PITTSBURGH (KDKA) — Most people have heard of Lyme disease, an illness caused by bacteria carried by deer ticks, but they can also carry something else that can make you sick — Powassan virus.
“Anytime there’s a disease spread by a tick, if that tick is present in that area, we have to be alert for it,” says Dr. Amesh Adalja, the UPMC Center for Biosecurity.
The virus can cause encephalitis, an inflammation of the brain, which can start with fever, headache, confusion and weakness.
One in 10 cases is fatal. Fifty percent of survivors have permanent neurologic damage.
But it is very rare; only 50 cases in the past 10 years, and in our state, only a single case in northeast Pennsylvania.
That doesn’t mean it’s not out there. It often isn’t tested for because there is no specific treatment.
The key is to be on the lookout for ticks on yourself after you come indoors. It takes a while to get infected, but usually less than 12 hours.

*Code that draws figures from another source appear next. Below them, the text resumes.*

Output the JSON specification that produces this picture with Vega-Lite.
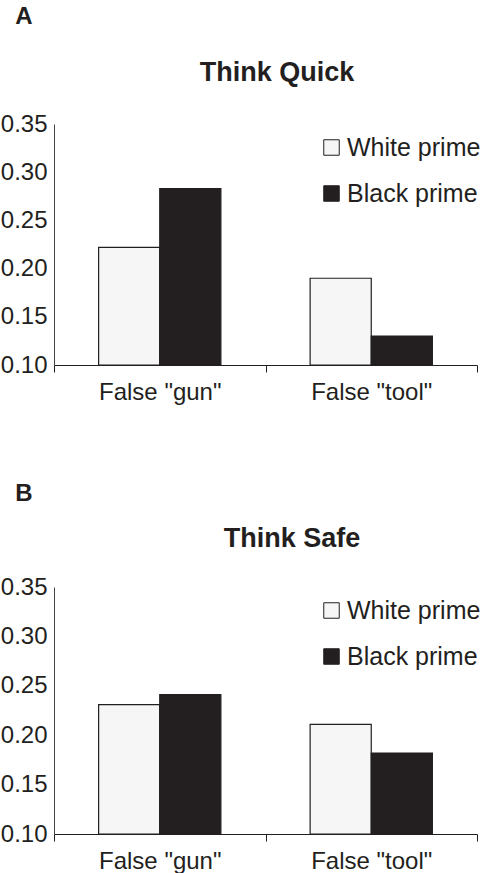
{
  "$schema": "https://vega.github.io/schema/vega-lite/v6.json",
  "padding": {"left": 0, "top": 5, "right": 0, "bottom": 0},
  "background": "white",
  "config": {
    "font": "Liberation Sans",
    "view": {"stroke": null},
    "axis": {"labelFont": "Liberation Sans", "labelColor": "#231f20", "labelFontSize": 24, "grid": false, "title": null},
    "legend": {"labelFont": "Liberation Sans", "labelFontSize": 25, "labelColor": "#231f20"}
  },
  "spacing": 78,
  "resolve": {"scale": {"color": "independent"}, "legend": {"color": "independent"}},
  "vconcat": [
    {
      "title": {"text": "A", "anchor": "start", "fontSize": 24, "fontWeight": "bold", "color": "#231f20", "baseline": "alphabetic", "offset": 11, "dx": 15},
      "resolve": {"scale": {"color": "independent"}, "legend": {"color": "independent"}},
      "vconcat": [
        {
          "title": {"text": "Think Quick", "anchor": "middle", "frame": "group", "fontSize": 27, "fontWeight": "bold", "color": "#231f20", "baseline": "alphabetic", "offset": 4, "dx": 11.5},
          "width": 423,
          "height": 241,
          "data": {"values": [
            {"category": "False \"gun\"", "prime": "White prime", "rate": 0.222},
            {"category": "False \"gun\"", "prime": "Black prime", "rate": 0.283},
            {"category": "False \"tool\"", "prime": "White prime", "rate": 0.190},
            {"category": "False \"tool\"", "prime": "Black prime", "rate": 0.130}
          ]},
          "mark": {"type": "bar", "stroke": "#231f20", "strokeWidth": 1.2},
          "encoding": {
            "x": {"field": "category", "type": "nominal", "sort": null, "scale": {"paddingInner": 0, "paddingOuter": 0},
                  "axis": {"labelAngle": 0, "tickBand": "extent", "tickSize": 7, "tickColor": "#231f20", "domainColor": "#231f20", "labelPadding": 8}},
            "xOffset": {"field": "prime", "type": "nominal", "sort": ["White prime", "Black prime"], "scale": {"paddingOuter": 0.73, "paddingInner": 0}},
            "y": {"field": "rate", "type": "quantitative", "scale": {"domain": [0.1, 0.35], "zero": false, "nice": false},
                  "axis": {"values": [0.1, 0.15, 0.2, 0.25, 0.3, 0.35], "format": ".2f", "ticks": false, "labelPadding": 7, "domainColor": "#444444"}},
            "y2": {"datum": 0.1},
            "color": {"field": "prime", "type": "nominal", "sort": ["White prime", "Black prime"],
                      "scale": {"domain": ["White prime", "Black prime"], "range": ["#f6f6f6", "#231f20"]},
                      "legend": {"title": null, "orient": "none", "legendX": 265, "legendY": 11, "symbolType": "square", "symbolSize": 240, "symbolStrokeColor": "#231f20", "symbolStrokeWidth": 1, "symbolOpacity": 1, "labelOffset": 3, "rowPadding": 20, "padding": 0}}
          }
        }
      ]
    },
    {
      "title": {"text": "B", "anchor": "start", "fontSize": 24, "fontWeight": "bold", "color": "#231f20", "baseline": "alphabetic", "offset": 0, "dx": 15},
      "resolve": {"scale": {"color": "independent"}, "legend": {"color": "independent"}},
      "vconcat": [
        {
          "title": {"text": "Think Safe", "anchor": "middle", "frame": "group", "fontSize": 27, "fontWeight": "bold", "color": "#231f20", "baseline": "alphabetic", "offset": 1, "dx": 26.5},
          "width": 423,
          "height": 247,
          "data": {"values": [
            {"category": "False \"gun\"", "prime": "White prime", "rate": 0.231},
            {"category": "False \"gun\"", "prime": "Black prime", "rate": 0.241},
            {"category": "False \"tool\"", "prime": "White prime", "rate": 0.211},
            {"category": "False \"tool\"", "prime": "Black prime", "rate": 0.182}
          ]},
          "mark": {"type": "bar", "stroke": "#231f20", "strokeWidth": 1.2},
          "encoding": {
            "x": {"field": "category", "type": "nominal", "sort": null, "scale": {"paddingInner": 0, "paddingOuter": 0},
                  "axis": {"labelAngle": 0, "tickBand": "extent", "tickSize": 7, "tickColor": "#231f20", "domainColor": "#231f20", "labelPadding": 8}},
            "xOffset": {"field": "prime", "type": "nominal", "sort": ["White prime", "Black prime"], "scale": {"paddingOuter": 0.73, "paddingInner": 0}},
            "y": {"field": "rate", "type": "quantitative", "scale": {"domain": [0.1, 0.35], "zero": false, "nice": false},
                  "axis": {"values": [0.1, 0.15, 0.2, 0.25, 0.3, 0.35], "format": ".2f", "ticks": false, "labelPadding": 7, "domainColor": "#444444"}},
            "y2": {"datum": 0.1},
            "color": {"field": "prime", "type": "nominal", "sort": ["White prime", "Black prime"],
                      "scale": {"domain": ["White prime", "Black prime"], "range": ["#f6f6f6", "#231f20"]},
                      "legend": {"title": null, "orient": "none", "legendX": 265, "legendY": 11, "symbolType": "square", "symbolSize": 240, "symbolStrokeColor": "#231f20", "symbolStrokeWidth": 1, "symbolOpacity": 1, "labelOffset": 3, "rowPadding": 20, "padding": 0}}
          }
        }
      ]
    }
  ]
}
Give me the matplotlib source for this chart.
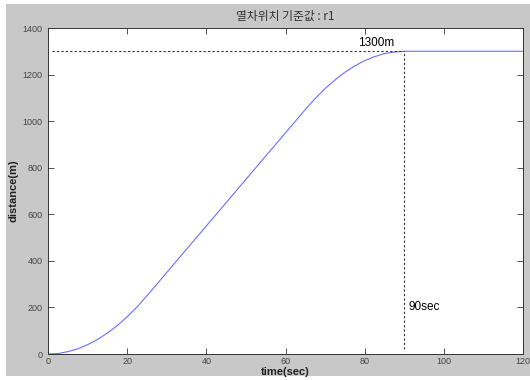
import matplotlib
matplotlib.use('Agg')
import matplotlib.pyplot as plt
from matplotlib.patches import Rectangle

plt.rcParams['font.family'] = ['Liberation Sans', 'Noto Sans CJK KR', 'DejaVu Sans']

# reference train position, read every 2.5 s
t = [0, 2.5, 5, 7.5, 10, 12.5, 15, 17.5, 20, 22.5, 25,
     30, 40, 50, 60, 65,
     67.5, 70, 72.5, 75, 77.5, 80, 82.5, 85, 87.5, 90, 120]
dist = [0, 2, 10, 22, 40, 62, 90, 122, 160, 202, 250,
        350, 550, 750, 950, 1050,
        1097, 1140, 1177, 1210, 1237, 1260, 1277, 1290, 1297, 1300, 1300]

target_dist = 1300
target_time = 90
xticks = [0, 20, 40, 60, 80, 100, 120]
yticks = [0, 200, 400, 600, 800, 1000, 1200, 1400]

fig = plt.figure(figsize=(5.3, 3.8), dpi=100)
fig.patch.set_facecolor('white')
fig.patches.append(Rectangle((6 / 530, 4 / 380), 1 - 6 / 530, 372 / 380,
                             transform=fig.transFigure, facecolor='#c8c8c8',
                             edgecolor='none', zorder=-10))

ax = fig.add_axes([48 / 530, 26 / 380, 475 / 530, 326 / 380])
ax.set_facecolor('white')

ax.plot(t, dist, color='#6e6eff', lw=0.8)
ax.plot([1, target_time], [target_dist, target_dist], color='#333333',
        lw=0.8, ls=(0, (2, 2)))
ax.plot([target_time, target_time], [20, target_dist], color='#333333',
        lw=0.8, ls=(0, (2, 2)))

ax.text(78.3, 1335, '1300m', fontsize=8.5, ha='left', va='center')
ax.text(91, 200, '90sec', fontsize=8.5, ha='left', va='center')

ax.set_xlim(0, 120)
ax.set_ylim(0, 1400)
ax.set_xticks(xticks)
ax.set_yticks(yticks)
ax.tick_params(direction='in', length=4, width=0.6, top=True, right=True,
               labelsize=6.5, labelcolor='#444444', color='#333333', pad=4)
ax.tick_params(axis='x', pad=2.5)
for s in ax.spines.values():
    s.set_linewidth(0.7)
    s.set_color('#333333')

ax.set_xlabel('time(sec)', fontsize=8, fontweight='bold', color='#222222')
ax.set_ylabel('distance(m)', fontsize=8, fontweight='bold', color='#222222')
ax.xaxis.set_label_coords(0.5, -0.04)
ax.yaxis.set_label_coords(-0.063, 0.5)
ax.set_title('열차위치 기준값 : r1', fontsize=8.5, color='#333333', pad=6,
             family=['Noto Sans CJK KR', 'DejaVu Sans'])

fig.savefig('out.png', dpi=100)
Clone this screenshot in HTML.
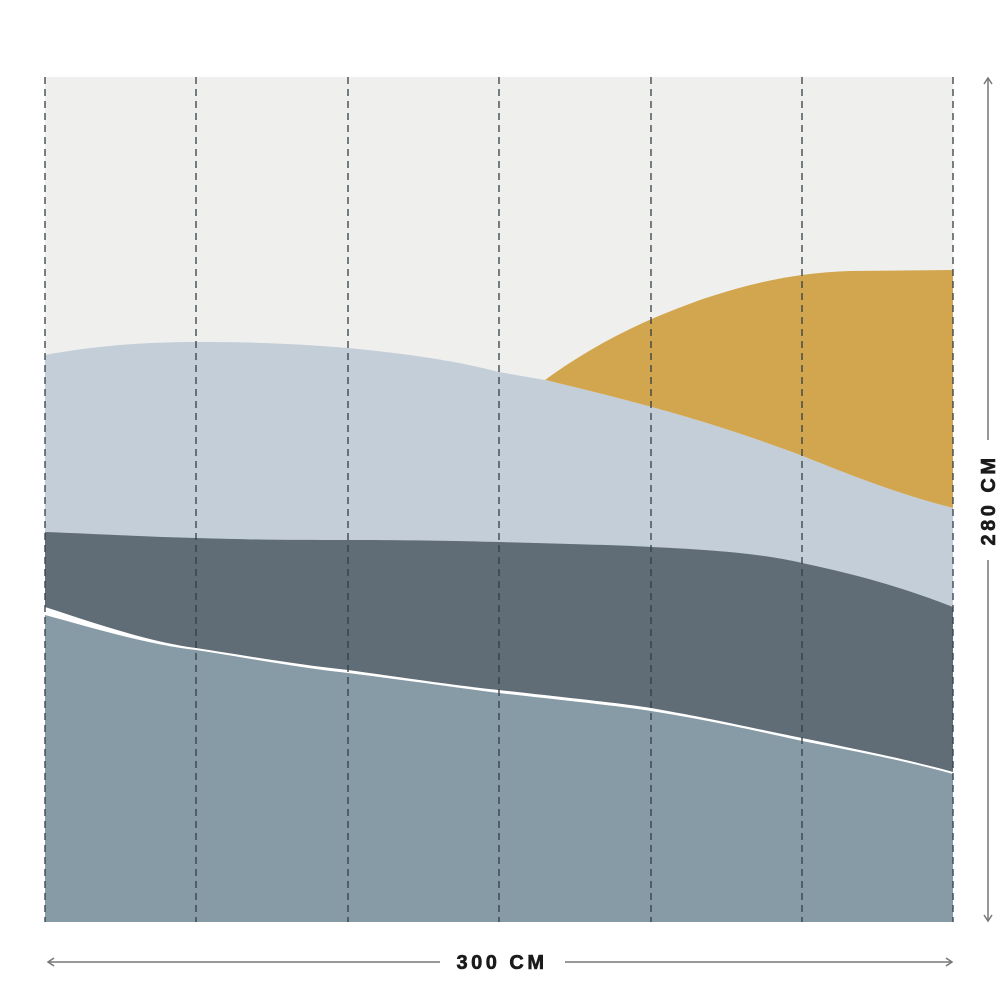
<!DOCTYPE html>
<html><head><style>body{margin:0;background:#fff}svg{display:block}</style></head><body>
<svg width="1000" height="1001" viewBox="0 0 1000 1001" xmlns="http://www.w3.org/2000/svg">
<rect x="45" y="77" width="908" height="845" fill="#efefed"/>
<path d="M545,380 C600,340 650,318 700,300 C760,280 800,273 850,271 L953,270 L953,508 C900,495 850,475 800,455 C720,425 650,405 545,380 Z" fill="#d2a64f"/>
<path d="M45,355 C100,345 150,342 196,342 C260,342 300,344 348,348 C420,355 460,362 499,372 L545,380 C650,405 720,425 800,455 C850,475 900,495 953,508 L953,607 L45,607 Z" fill="#c4ced8"/>
<path d="M45,532 C100,534 150,537 196,538 C260,540 300,540 348,540 C420,540 460,541 499,542 C560,544 620,545 651,547 C720,550 770,555 802,563 C860,575 910,590 953,607 L953,922 L45,922 Z" fill="#606d77"/>
<path d="M45,607 C100,625 150,642 196,648 C260,658 300,665 348,670 C420,680 460,686 499,690 C560,697 620,703 651,708 C720,720 770,732 802,738 C860,750 910,760 953,772 L953,922 L45,922 Z" fill="#ffffff"/>
<path d="M45,615 C100,630 150,645 196,650 C260,660 300,668 348,673 C420,682 460,688 499,693 C560,700 620,706 651,711 C720,722 770,734 802,741 C860,752 910,762 953,774 L953,922 L45,922 Z" fill="#879ba6"/>
<g stroke="#333d45" stroke-width="1.3" stroke-dasharray="7,5">
<line x1="45" y1="77" x2="45" y2="922"/><line x1="196" y1="77" x2="196" y2="922"/><line x1="348" y1="77" x2="348" y2="922"/><line x1="499" y1="77" x2="499" y2="922"/><line x1="651" y1="77" x2="651" y2="922"/><line x1="802" y1="77" x2="802" y2="922"/><line x1="953" y1="77" x2="953" y2="922"/>
</g>
<g stroke="#777" stroke-width="1.5" fill="none">
<line x1="48" y1="962" x2="440" y2="962"/><line x1="565" y1="962" x2="952" y2="962"/>
<path d="M54,958 L48,962 L54,966"/><path d="M946,958 L952,962 L946,966"/>
<line x1="988" y1="78" x2="988" y2="440"/><line x1="988" y1="560" x2="988" y2="921"/>
<path d="M984,84 L988,78 L992,84"/><path d="M984,915 L988,921 L992,915"/>
</g>
<text x="502" y="969" text-anchor="middle" font-family="Liberation Sans, sans-serif" font-weight="bold" font-size="20" letter-spacing="3.5" fill="#1a1a1a" stroke="#1a1a1a" stroke-width="0.6">300 CM</text>
<text x="0" y="0" transform="translate(995,500) rotate(-90)" text-anchor="middle" font-family="Liberation Sans, sans-serif" font-weight="bold" font-size="20" letter-spacing="3.5" fill="#1a1a1a" stroke="#1a1a1a" stroke-width="0.6">280 CM</text>
</svg>
</body></html>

“It takes them at least a day for their mouth parts to push into your skin. They have these teeth that they push in and spread it out, push in and spread out,” Bill Todaro, an entomologist at the Allegheny County Health Department. “Once you start to bleed, then it spits saliva in there and anticoagulant, and that’s when you can possibly get a pathogen in there with the saliva.”
A pathogen such as Powassan virus, which the tick can pick up from woodchucks, mice and squirrels. But other pathogens causing other diseases may be on board, too.
“Babesiosis, which is like a malarial parasite, anaplasmosis, erlichiosis,” says Todaro. “All of them are being carried by the deer tick, which is the most common tick anywhere in the northeast now.
A severe winter can cut down on the number of deer ticks during the warmer outdoor months, which is the pattern Todaro has noticed.
Dr. Andrew Nowalk, a Lyme disease specialist watches tick patterns closely, but hasn’t heard much clamor about Powassan virus.
“It’s of interest to us though, because we didn’t used to see Lyme disease. And now we see Lyme disease,” says Dr. Nowalk, of Children’s Hospital. “So keeping track of newer tick-borne diseases, I think, is important for specialists in the area.”
It’s possible, because it is so uncommon, many doctors simply don’t think of it.
“The increased awareness of Powassan virus will cause more people to test for it, and we will probably find that number of cases go up as we find it,” says Dr. Adalja.
Luckily, it is not contagious person to person; you can only catch it from a tick. Unfortunately, there is no specific antiviral treatment or vaccine for Powassan virus.